:: What the exercise asks ::
In the entries that follow, find the word "this" and report each line it is on.

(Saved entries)
* BEGIN *

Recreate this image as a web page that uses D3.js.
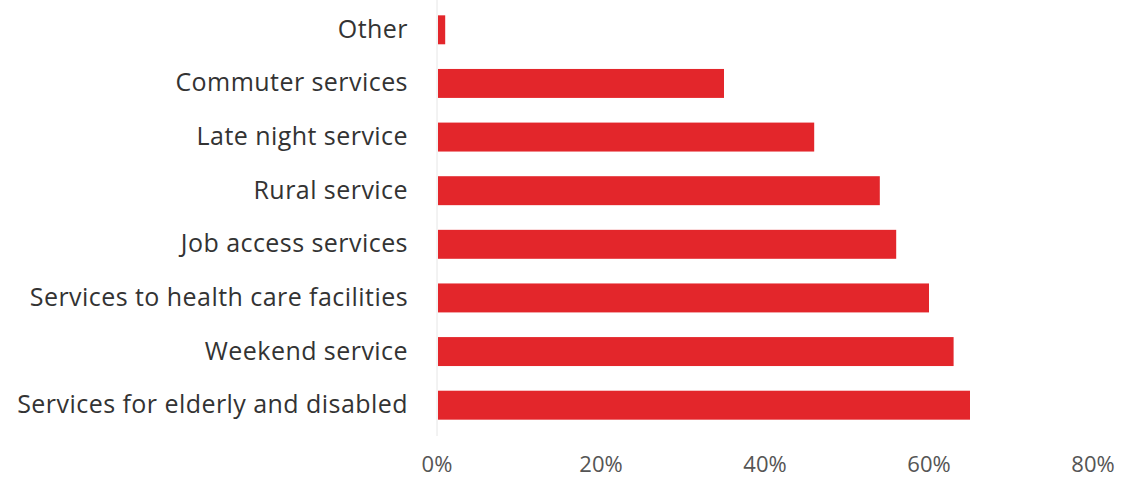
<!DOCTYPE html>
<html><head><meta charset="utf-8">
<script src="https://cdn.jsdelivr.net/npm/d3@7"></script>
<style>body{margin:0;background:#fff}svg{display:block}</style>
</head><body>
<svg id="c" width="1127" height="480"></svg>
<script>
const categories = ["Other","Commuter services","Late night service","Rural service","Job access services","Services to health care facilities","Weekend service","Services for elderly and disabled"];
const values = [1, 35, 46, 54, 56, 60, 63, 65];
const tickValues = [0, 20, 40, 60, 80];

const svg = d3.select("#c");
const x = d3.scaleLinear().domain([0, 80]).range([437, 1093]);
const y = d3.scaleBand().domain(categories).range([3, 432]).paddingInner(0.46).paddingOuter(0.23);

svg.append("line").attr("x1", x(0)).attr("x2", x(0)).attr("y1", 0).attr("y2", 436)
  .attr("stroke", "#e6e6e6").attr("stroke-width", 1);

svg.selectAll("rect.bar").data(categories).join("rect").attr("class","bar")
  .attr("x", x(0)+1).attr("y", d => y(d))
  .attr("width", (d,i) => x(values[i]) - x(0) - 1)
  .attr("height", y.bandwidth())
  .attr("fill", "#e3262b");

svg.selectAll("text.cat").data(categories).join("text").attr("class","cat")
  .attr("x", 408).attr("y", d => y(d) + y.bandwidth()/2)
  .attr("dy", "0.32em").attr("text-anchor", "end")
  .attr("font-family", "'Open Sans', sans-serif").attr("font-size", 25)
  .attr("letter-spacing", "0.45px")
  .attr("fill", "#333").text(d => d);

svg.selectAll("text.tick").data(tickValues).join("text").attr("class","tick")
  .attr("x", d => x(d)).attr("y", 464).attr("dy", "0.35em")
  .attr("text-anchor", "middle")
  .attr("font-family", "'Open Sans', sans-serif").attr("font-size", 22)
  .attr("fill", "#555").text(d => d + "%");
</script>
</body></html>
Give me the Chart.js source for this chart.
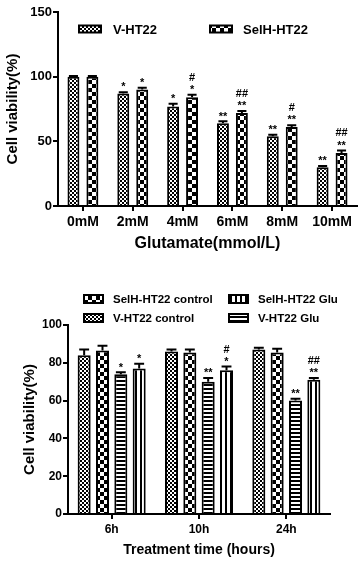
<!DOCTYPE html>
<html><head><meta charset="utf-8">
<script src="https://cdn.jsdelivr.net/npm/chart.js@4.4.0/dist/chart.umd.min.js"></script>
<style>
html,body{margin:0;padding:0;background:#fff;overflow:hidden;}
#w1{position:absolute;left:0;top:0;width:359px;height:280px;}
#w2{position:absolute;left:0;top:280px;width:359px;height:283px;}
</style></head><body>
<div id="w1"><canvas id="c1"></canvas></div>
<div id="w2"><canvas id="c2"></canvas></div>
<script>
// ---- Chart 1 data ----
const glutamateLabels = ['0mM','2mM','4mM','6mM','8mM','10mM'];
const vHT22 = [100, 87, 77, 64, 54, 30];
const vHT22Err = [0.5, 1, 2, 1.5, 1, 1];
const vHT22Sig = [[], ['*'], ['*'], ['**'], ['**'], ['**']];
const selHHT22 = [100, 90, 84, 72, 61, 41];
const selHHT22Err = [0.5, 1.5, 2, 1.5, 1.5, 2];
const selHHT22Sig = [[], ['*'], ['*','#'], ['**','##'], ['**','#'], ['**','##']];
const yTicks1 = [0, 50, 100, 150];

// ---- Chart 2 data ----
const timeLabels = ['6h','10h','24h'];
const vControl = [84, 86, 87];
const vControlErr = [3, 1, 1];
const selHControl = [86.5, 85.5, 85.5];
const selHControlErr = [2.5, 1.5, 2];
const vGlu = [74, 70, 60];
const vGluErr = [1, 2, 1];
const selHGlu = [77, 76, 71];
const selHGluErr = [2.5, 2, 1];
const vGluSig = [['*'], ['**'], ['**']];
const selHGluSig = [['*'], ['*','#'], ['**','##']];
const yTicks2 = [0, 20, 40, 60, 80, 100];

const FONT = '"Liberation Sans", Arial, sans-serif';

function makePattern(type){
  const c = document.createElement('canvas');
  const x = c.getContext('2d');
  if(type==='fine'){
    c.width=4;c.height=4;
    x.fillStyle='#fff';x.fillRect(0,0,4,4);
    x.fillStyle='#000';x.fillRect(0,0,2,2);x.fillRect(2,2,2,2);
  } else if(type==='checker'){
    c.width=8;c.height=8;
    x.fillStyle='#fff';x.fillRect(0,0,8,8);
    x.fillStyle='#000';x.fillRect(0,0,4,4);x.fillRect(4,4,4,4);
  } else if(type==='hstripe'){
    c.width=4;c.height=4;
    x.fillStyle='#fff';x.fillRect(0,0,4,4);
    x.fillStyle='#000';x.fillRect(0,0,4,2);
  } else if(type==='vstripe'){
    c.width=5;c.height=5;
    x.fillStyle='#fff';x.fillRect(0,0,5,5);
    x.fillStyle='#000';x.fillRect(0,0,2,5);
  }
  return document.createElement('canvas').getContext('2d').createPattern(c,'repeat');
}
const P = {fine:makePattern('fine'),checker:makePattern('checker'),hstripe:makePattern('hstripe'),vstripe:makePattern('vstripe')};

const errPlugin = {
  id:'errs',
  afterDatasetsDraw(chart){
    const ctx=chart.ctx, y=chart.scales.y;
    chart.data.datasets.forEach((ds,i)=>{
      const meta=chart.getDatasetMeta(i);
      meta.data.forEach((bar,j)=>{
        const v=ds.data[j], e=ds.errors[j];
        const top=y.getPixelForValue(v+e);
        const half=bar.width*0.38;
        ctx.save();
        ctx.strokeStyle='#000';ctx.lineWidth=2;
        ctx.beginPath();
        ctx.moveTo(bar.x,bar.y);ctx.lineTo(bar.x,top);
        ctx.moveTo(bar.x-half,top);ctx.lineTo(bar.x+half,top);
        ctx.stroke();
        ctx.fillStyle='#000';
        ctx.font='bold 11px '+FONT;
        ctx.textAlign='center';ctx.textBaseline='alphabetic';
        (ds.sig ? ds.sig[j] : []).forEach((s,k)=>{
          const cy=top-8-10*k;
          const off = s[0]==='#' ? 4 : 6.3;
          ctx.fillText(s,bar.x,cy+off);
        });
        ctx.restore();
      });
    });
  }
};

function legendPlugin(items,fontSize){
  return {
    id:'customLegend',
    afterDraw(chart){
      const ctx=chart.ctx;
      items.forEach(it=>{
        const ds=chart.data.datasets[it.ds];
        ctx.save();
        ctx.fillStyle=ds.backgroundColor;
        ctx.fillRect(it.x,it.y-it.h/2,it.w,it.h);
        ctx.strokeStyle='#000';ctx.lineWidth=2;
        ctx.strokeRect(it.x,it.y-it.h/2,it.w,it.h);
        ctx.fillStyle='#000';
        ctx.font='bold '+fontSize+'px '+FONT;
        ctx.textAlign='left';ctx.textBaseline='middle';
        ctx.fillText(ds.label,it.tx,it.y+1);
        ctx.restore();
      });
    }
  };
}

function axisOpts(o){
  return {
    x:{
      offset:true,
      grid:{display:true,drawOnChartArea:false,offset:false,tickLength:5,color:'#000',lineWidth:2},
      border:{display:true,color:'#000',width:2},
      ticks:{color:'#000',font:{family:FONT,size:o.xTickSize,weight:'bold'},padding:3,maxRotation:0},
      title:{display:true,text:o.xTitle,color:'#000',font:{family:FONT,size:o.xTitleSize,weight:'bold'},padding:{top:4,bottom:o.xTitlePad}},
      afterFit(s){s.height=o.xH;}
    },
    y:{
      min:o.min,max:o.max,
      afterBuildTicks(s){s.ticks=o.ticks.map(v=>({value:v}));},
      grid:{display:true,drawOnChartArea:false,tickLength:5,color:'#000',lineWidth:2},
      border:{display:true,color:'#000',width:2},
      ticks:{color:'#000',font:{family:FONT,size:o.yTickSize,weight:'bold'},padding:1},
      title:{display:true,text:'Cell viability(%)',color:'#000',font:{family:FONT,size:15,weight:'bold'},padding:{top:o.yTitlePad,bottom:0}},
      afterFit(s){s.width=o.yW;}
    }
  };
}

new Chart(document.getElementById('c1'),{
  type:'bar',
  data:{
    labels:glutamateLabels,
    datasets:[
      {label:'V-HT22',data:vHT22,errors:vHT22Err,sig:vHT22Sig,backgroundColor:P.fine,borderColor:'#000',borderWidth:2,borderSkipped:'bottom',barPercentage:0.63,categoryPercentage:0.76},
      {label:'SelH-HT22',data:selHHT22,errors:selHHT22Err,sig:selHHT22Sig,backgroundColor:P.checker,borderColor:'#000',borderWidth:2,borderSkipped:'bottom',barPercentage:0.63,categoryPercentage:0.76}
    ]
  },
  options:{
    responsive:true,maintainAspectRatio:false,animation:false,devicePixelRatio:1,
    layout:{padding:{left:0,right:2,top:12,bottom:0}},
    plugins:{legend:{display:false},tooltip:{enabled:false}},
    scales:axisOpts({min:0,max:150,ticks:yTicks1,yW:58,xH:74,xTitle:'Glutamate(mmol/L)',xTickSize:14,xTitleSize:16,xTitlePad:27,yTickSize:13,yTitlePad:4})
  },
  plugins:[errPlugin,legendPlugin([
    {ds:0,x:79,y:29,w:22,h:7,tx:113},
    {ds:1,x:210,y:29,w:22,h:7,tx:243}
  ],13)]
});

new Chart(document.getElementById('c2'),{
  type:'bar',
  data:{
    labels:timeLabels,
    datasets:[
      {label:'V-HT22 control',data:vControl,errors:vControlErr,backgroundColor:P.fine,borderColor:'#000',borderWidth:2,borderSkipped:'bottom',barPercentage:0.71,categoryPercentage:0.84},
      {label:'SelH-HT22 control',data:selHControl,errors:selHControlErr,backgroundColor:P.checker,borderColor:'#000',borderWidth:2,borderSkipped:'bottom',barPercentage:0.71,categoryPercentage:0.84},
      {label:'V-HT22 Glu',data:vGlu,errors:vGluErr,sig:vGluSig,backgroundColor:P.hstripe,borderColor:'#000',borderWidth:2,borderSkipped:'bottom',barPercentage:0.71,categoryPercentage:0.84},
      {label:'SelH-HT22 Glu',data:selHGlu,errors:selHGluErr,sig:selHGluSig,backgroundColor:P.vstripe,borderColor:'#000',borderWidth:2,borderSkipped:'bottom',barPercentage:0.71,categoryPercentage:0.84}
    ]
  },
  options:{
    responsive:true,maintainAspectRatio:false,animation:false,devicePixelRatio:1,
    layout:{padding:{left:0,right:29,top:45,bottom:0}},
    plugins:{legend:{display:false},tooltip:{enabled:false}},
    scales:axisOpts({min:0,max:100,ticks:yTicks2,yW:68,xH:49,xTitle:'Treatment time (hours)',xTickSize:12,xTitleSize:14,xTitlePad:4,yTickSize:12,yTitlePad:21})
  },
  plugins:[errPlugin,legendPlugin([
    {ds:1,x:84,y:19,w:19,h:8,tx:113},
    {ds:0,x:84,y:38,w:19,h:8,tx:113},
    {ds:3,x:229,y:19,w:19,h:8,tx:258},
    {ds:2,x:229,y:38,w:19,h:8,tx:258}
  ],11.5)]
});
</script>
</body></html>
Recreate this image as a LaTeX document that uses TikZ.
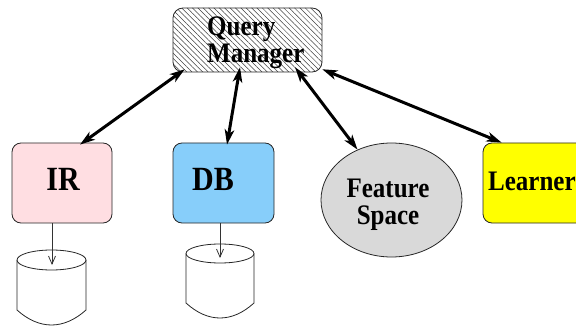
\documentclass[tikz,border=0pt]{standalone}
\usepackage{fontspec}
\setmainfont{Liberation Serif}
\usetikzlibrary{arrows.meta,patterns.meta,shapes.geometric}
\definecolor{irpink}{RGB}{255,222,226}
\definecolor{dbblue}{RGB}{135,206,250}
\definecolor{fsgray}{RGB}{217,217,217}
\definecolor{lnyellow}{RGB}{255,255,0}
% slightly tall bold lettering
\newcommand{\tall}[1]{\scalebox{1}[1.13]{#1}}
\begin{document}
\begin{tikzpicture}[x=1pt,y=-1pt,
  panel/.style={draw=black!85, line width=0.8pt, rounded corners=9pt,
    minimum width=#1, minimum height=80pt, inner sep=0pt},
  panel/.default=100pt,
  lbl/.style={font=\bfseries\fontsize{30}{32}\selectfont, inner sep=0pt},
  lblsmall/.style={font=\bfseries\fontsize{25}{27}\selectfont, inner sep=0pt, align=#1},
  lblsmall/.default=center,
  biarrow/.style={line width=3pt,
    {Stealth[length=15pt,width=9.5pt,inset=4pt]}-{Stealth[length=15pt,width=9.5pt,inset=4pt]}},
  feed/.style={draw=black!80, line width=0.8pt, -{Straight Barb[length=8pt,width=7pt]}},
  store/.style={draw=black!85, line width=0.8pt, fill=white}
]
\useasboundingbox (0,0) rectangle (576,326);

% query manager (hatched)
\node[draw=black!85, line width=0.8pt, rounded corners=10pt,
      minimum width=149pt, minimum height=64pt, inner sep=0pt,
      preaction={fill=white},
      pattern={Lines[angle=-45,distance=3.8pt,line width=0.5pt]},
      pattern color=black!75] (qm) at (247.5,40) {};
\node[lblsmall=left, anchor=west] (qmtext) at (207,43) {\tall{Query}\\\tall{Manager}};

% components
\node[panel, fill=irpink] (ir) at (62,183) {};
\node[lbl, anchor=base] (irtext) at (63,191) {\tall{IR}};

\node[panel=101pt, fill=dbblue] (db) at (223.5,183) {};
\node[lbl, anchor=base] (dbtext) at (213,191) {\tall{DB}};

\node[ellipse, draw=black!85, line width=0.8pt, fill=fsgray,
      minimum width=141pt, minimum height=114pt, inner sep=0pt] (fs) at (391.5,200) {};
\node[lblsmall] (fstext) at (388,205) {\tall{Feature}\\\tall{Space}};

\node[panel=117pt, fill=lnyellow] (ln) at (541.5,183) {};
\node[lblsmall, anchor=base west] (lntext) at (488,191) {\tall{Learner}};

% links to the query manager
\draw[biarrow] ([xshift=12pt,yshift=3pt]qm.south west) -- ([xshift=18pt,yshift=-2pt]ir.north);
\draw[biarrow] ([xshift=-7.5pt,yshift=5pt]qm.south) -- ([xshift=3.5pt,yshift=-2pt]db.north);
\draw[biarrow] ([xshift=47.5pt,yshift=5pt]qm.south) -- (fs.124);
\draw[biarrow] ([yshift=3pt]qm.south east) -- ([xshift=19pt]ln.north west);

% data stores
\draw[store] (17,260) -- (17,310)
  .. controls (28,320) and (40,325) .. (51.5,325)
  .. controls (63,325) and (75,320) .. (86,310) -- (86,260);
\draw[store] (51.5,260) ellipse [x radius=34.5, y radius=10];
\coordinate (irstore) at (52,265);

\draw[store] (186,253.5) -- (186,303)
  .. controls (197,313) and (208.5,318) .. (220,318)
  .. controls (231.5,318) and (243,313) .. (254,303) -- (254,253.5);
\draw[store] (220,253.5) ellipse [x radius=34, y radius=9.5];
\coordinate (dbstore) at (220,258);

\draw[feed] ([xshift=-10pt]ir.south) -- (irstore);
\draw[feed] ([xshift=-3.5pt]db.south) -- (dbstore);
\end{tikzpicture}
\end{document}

* END *

:: Task output ::
Recreate this image as a web page that uses D3.js.
Give me the Chart.js source for this chart.
Recreate this image as a LaTeX document that uses TikZ.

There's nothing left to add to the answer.